I woke up to sound of the wind brushing against the palms outside my window this morning. The fog and mist were turning into rain. I hugged the blankets over my head, happy that the first rainy day of fall beckoned me to stay home. My roommate had said it was a good weekend to make muffins, so that's what I did. I was hesitant to make up my own recipe as the last two times I baked muffins they turned into deflated messes. So I looked on line and found this recipe by Erin McKenna, the owner of Babycakes, a fabulous gluten free bakery in NYC. I changed the recipe slightly and made it fresh with some lemon zest. Listening to "This American Life" on NPR, I measured the flours, zested the lemon, and scooped the blueberries. To my pleasure, these muffins turned out fluffy, soft and delicious. I should have known they would be good since I love everything at Erin McKenna's bakery! These lemon blueberry muffins will warm you up and brighten up any rainy day.
Ingredients
- 1 cup of garbanzo bean (chickpea) flour
- 3/4 cup of rice flour
- 1/4 cup of tapioca flour (or potato starch)

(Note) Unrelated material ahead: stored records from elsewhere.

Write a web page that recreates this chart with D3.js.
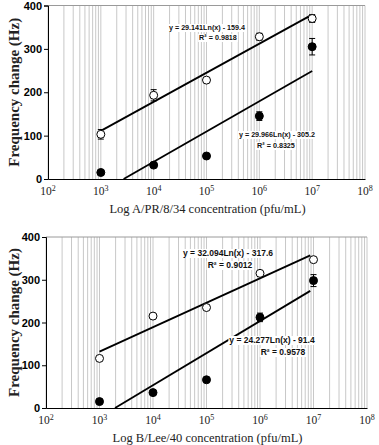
<!DOCTYPE html>
<html>
<head>
<meta charset="utf-8">
<script src="https://cdn.jsdelivr.net/npm/d3@7"></script>
<style>
  body { margin: 0; background: #fff; }
  svg { display: block; }
</style>
</head>
<body>
<svg id="chart" width="379" height="445"></svg>
<script>
// concentrations (pfu/mL) shared by both panels
const concentrations = [1e3, 1e4, 1e5, 1e6, 1e7];
const yTicks = [0, 100, 200, 300, 400];
const xDecades = [2, 3, 4, 5, 6, 7, 8];

// panel A: A/PR/8/34
const aprOpen = [103, 193, 228, 328, 370];
const aprOpenErr = [11, 13, 6, 8, 9];
const aprFilled = [15, 32, 53, 145, 305];
const aprFilledErr = [3, 3, 4, 10, 19];
const aprOpenFit = [[1e3, 111], [1e7, 379]];
const aprFilledFit = [[2.7e3, 0], [1e7, 249]];
const aprLabels = [
  ["y = 29.141Ln(x) - 159.4", "R\u00b2 = 0.9818"],
  ["y = 29.966Ln(x) - 305.2", "R\u00b2 = 0.8325"]
];

// panel B: B/Lee/40
const leeOpen = [116, 215, 235, 315, 347];
const leeOpenErr = [3, 3, 3, 4, 3];
const leeFilled = [15, 36, 66, 212, 298];
const leeFilledErr = [3, 5, 3, 10, 14];
const leeOpenFit = [[1e3, 132], [8.7e6, 357]];
const leeFilledFit = [[1.95e3, 0], [8.7e6, 274]];
const leeLabels = [
  ["y = 32.094Ln(x) - 317.6", "R\u00b2 = 0.9012"],
  ["y = 24.277Ln(x) - 91.4", "R\u00b2 = 0.9578"]
];

const svg = d3.select("#chart");

function drawPanel(p) {
  const g = svg.append("g");
  const x = d3.scaleLog().domain([1e2, 1e8]).range([p.left, p.right]);
  const y = d3.scaleLinear().domain([0, 400]).range([p.bottom, p.top]);

  // vertical log grid
  const grid = [];
  xDecades.slice(0, -1).forEach(d => {
    for (let k = 1; k < 10; k++) grid.push(k * Math.pow(10, d));
  });
  grid.push(1e8);
  g.selectAll(".grid").data(grid).join("line")
    .attr("x1", d => x(d)).attr("x2", d => x(d))
    .attr("y1", p.top).attr("y2", p.bottom)
    .attr("stroke", "#c8c8c8").attr("stroke-width", 1);
  g.append("line")
    .attr("x1", p.left).attr("x2", p.right)
    .attr("y1", p.top).attr("y2", p.top)
    .attr("stroke", "#9a9a9a");

  // y axis
  const yAxis = g.append("g")
    .attr("transform", `translate(${p.left},0)`)
    .call(d3.axisLeft(y).tickValues(yTicks).tickSize(4).tickPadding(2));
  yAxis.select(".domain").attr("stroke", "#000");
  yAxis.selectAll("text")
    .style("font", "bold 11px 'Liberation Sans', Arial, sans-serif")
    .attr("fill", "#000");

  // x axis
  const xAxis = g.append("g")
    .attr("transform", `translate(0,${p.bottom})`)
    .call(d3.axisBottom(x).tickValues([]).tickSizeOuter(0));
  xAxis.select(".domain").attr("stroke", "#000");

  const xl = g.selectAll(".xl").data(xDecades).join("text")
    .attr("x", d => x(Math.pow(10, d)))
    .attr("y", p.bottom + 16)
    .attr("text-anchor", "middle")
    .style("font", "11.5px 'Liberation Serif', 'Times New Roman', serif")
    .attr("fill", "#222");
  xl.append("tspan").text("10");
  xl.append("tspan").attr("dy", -4).style("font-size", "8px").text(d => d);

  g.append("text")
    .attr("x", (p.left + p.right) / 2 + 1)
    .attr("y", p.bottom + 34)
    .attr("text-anchor", "middle")
    .style("font", "12.5px 'Liberation Serif', 'Times New Roman', serif")
    .attr("fill", "#222")
    .text(p.xTitle);

  g.append("text")
    .attr("transform", `translate(19,${(p.top + p.bottom) / 2}) rotate(-90)`)
    .attr("text-anchor", "middle")
    .style("font", "bold 15px 'Liberation Serif', 'Times New Roman', serif")
    .attr("fill", "#222")
    .text("Frequency change (Hz)");

  // fit lines
  [p.openFit, p.filledFit].forEach(f => {
    g.append("line")
      .attr("x1", x(f[0][0])).attr("y1", y(f[0][1]))
      .attr("x2", x(f[1][0])).attr("y2", y(f[1][1]))
      .attr("stroke", "#000").attr("stroke-width", 1.8);
  });

  // equation labels
  p.labels.forEach((lab, i) => {
    const pos = p.labelPos[i];
    lab.forEach((t, j) => {
      const tx = g.append("text")
        .attr("x", pos[j][0]).attr("y", pos[j][1])
        .attr("text-anchor", "middle")
        .style("font", `bold ${p.labelSize}px 'Liberation Sans', Arial, sans-serif`)
        .attr("fill", "#111")
        .text(t);
      const b = tx.node().getBBox();
      g.insert("rect", () => tx.node())
        .attr("x", b.x - 1).attr("y", b.y + 1)
        .attr("width", b.width + 2).attr("height", b.height - 1)
        .attr("fill", "#fff");
    });
  });

  // points with error bars
  const series = [
    { vals: p.open, err: p.openErr, fill: "#fff" },
    { vals: p.filled, err: p.filledErr, fill: "#000" }
  ];
  series.forEach(s => {
    const pts = concentrations.map((c, i) => ({ c, v: s.vals[i], e: s.err[i] }));
    const eb = g.append("g");
    eb.selectAll(".v").data(pts).join("line")
      .attr("x1", d => x(d.c)).attr("x2", d => x(d.c))
      .attr("y1", d => y(d.v - d.e)).attr("y2", d => y(d.v + d.e))
      .attr("stroke", "#000");
    eb.selectAll(".ct").data(pts).join("line")
      .attr("x1", d => x(d.c) - 3).attr("x2", d => x(d.c) + 3)
      .attr("y1", d => y(d.v + d.e)).attr("y2", d => y(d.v + d.e))
      .attr("stroke", "#000");
    eb.selectAll(".cb").data(pts).join("line")
      .attr("x1", d => x(d.c) - 3).attr("x2", d => x(d.c) + 3)
      .attr("y1", d => y(d.v - d.e)).attr("y2", d => y(d.v - d.e))
      .attr("stroke", "#000");
    g.append("g").selectAll("circle").data(pts).join("circle")
      .attr("cx", d => x(d.c)).attr("cy", d => y(d.v))
      .attr("r", 4)
      .attr("fill", s.fill)
      .attr("stroke", "#000").attr("stroke-width", 1);
  });
}

drawPanel({
  left: 48, right: 365, top: 5.5, bottom: 179,
  xTitle: "Log A/PR/8/34 concentration (pfu/mL)",
  open: aprOpen, openErr: aprOpenErr, filled: aprFilled, filledErr: aprFilledErr,
  openFit: aprOpenFit, filledFit: aprFilledFit,
  labels: aprLabels, labelSize: 7.2,
  labelPos: [[[207, 30], [218, 40]], [[277, 137], [276, 148]]]
});

drawPanel({
  left: 46, right: 367, top: 237, bottom: 408,
  xTitle: "Log B/Lee/40 concentration (pfu/mL)",
  open: leeOpen, openErr: leeOpenErr, filled: leeFilled, filledErr: leeFilledErr,
  openFit: leeOpenFit, filledFit: leeFilledFit,
  labels: leeLabels, labelSize: 8.5,
  labelPos: [[[228, 256], [230, 268]], [[272, 343], [283, 355]]]
});
</script>
</body>
</html>
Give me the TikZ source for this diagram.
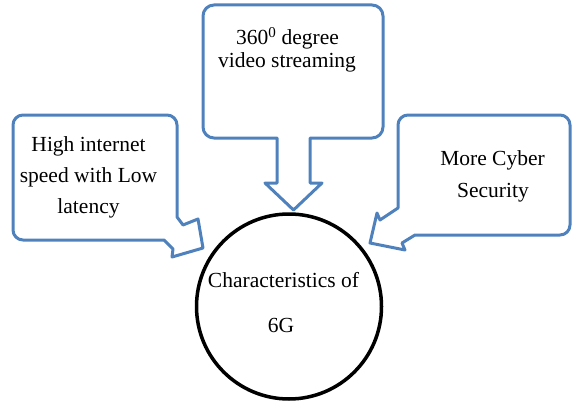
\documentclass[tikz,border=0pt]{standalone}
\usepackage{fontspec}
\setmainfont{Liberation Serif}
\definecolor{calloutblue}{RGB}{79,129,189}
\begin{document}
\begin{tikzpicture}[x=1pt,y=-1pt,
  callout/.style={draw=calloutblue, line width=3pt, line join=round},
  lbl/.style={font=\fontsize{21.5}{26}\selectfont, anchor=base, inner sep=0pt},
  hub/.style={draw=black, circle, line width=3.5pt, minimum size=185pt, inner sep=0pt},
]
\useasboundingbox (0,0) rectangle (572,401);
% left callout
\draw[callout] (95,115) [rounded corners=10pt] -- (177,115) -- (177,160) [sharp corners] -- (177,217)
  -- (183,225) -- (198,219) -- (203,248) -- (172,257) -- (173,249) -- (164,240) -- (100,240)
  [rounded corners=10pt] -- (13,240) -- (13,115) -- cycle;
% top callout
\draw[callout] (293,5) [rounded corners=11pt] -- (383,5) -- (383,138) -- (340,138) [sharp corners]
  -- (310,138) -- (310,183) -- (322,183) -- (293.5,210) -- (265,183) -- (277,183) -- (277,138)
  -- (240,138) [rounded corners=11pt] -- (203,138) -- (203,5) -- cycle;
% right callout
\draw[callout] (480,115) [rounded corners=10pt] -- (570,115) -- (570,235) -- (450,235) [sharp corners]
  -- (415,235) -- (402,243) -- (405,250) -- (370,243) -- (377,213) -- (380,220) -- (398,208)
  -- (398,170) [rounded corners=10pt] -- (398,115) -- cycle;
% hub
\node[hub] (hub) at (289,306.5) {};
% texts
\node[lbl] (l1) at (88.5,151.5) {High internet};
\node[lbl] (l2) at (88.5,182) {speed with Low};
\node[lbl] (l3) at (88.5,213) {latency};
\node[lbl] (t1) at (287.5,45) {360\textsuperscript{0} degree};
\node[lbl] (t2) at (287,68) {video streaming};
\node[lbl] (r1) at (492.5,165) {More Cyber};
\node[lbl] (r2) at (493,197) {Security};
\node[lbl] (c1) at (283.5,287) {Characteristics of};
\node[lbl] (c2) at (281,332) {6G};
\end{tikzpicture}
\end{document}
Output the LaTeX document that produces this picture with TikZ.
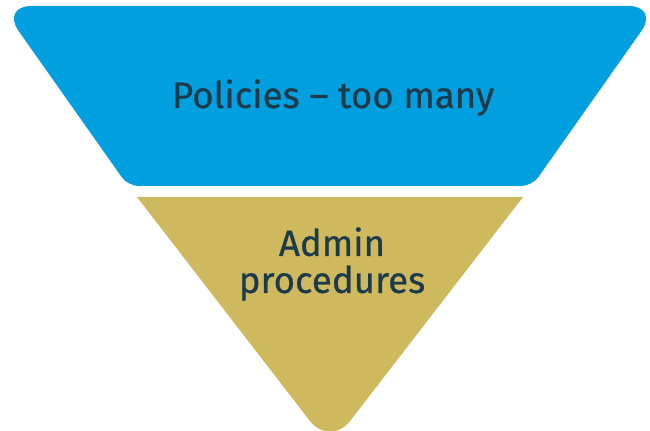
\documentclass[tikz,border=0pt]{standalone}
\usepackage{fontspec}
\setmainfont{Fira Sans}[UprightFeatures={FakeBold=0.6}]
\usetikzlibrary{calc}
\definecolor{funnelblue}{RGB}{0,159,223}
\definecolor{funnelgold}{RGB}{207,185,94}
\definecolor{funneltext}{RGB}{28,58,74}

\begin{document}
\begin{tikzpicture}[%
  x=0.75pt,y=-0.75pt,
  lbl/.style={text=funneltext,font=\fontsize{27.5}{27.75}\selectfont,align=center,inner sep=0pt}]
  \useasboundingbox (0,0) rectangle (650,431);
  % corners of the two levels
  \coordinate (b1) at (1,6); \coordinate (b2) at (659,6);
  \coordinate (b3) at (532,186); \coordinate (b4) at (128,186);
  \coordinate (g1) at (137,197); \coordinate (g2) at (523,197);
  \coordinate (g3) at (330,447);
  \fill[funnelblue] (330,6) [rounded corners=23pt] -- (b2) -- ($(b2)!.5!(b3)$)
    [rounded corners=8pt] -- (b3) -- (330,186) -- (b4) -- ($(b4)!.5!(b1)$)
    [rounded corners=23pt] -- (b1) -- cycle;
  \fill[funnelgold] (g1) -- (g2) -- ($(g2)!.5!(g3)$) [rounded corners=25pt] -- (g3)
    -- ($(g3)!.5!(g1)$) [sharp corners] -- cycle;
  \node[lbl,anchor=base] (policies) at (333,108) {Policies – too many};
  \node[lbl] (admin) at (332,264) {Admin\\procedures};
\end{tikzpicture}
\end{document}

- 2 teaspoons of baking soda
- 2 teaspoons of baking powder
- 1 teaspoon of salt
- 1 teaspoon of cinnamon
- 1/4 teaspoon of nutmeg
- 1/4 cup of melted Earth Balance
- 1/4 cup canola oil
- 2/3 cup of maple syrup
- 2/3 cup of rice milk
- 1 teaspoon vanilla extract
- zest of one lemon
- 1 large egg
- 1 cup of frozen blueberries (mostly thawed and well-drained)
Directions
- Preheat the oven to 325 degress F and line a 12 cup muffin tin with paper liners.
- In a large bowl, mix together all of the dry ingredients.
- Slowly add in the wet ingredients (except the blueberries) and mix well until smooth.
- Add the blueberries and stir gently- don't over mix or the whole batter will turn blue!
- Fill each muffin cup to about 2/3 full.
- Bake in the oven for 25 minutes, or until slightly golden on top.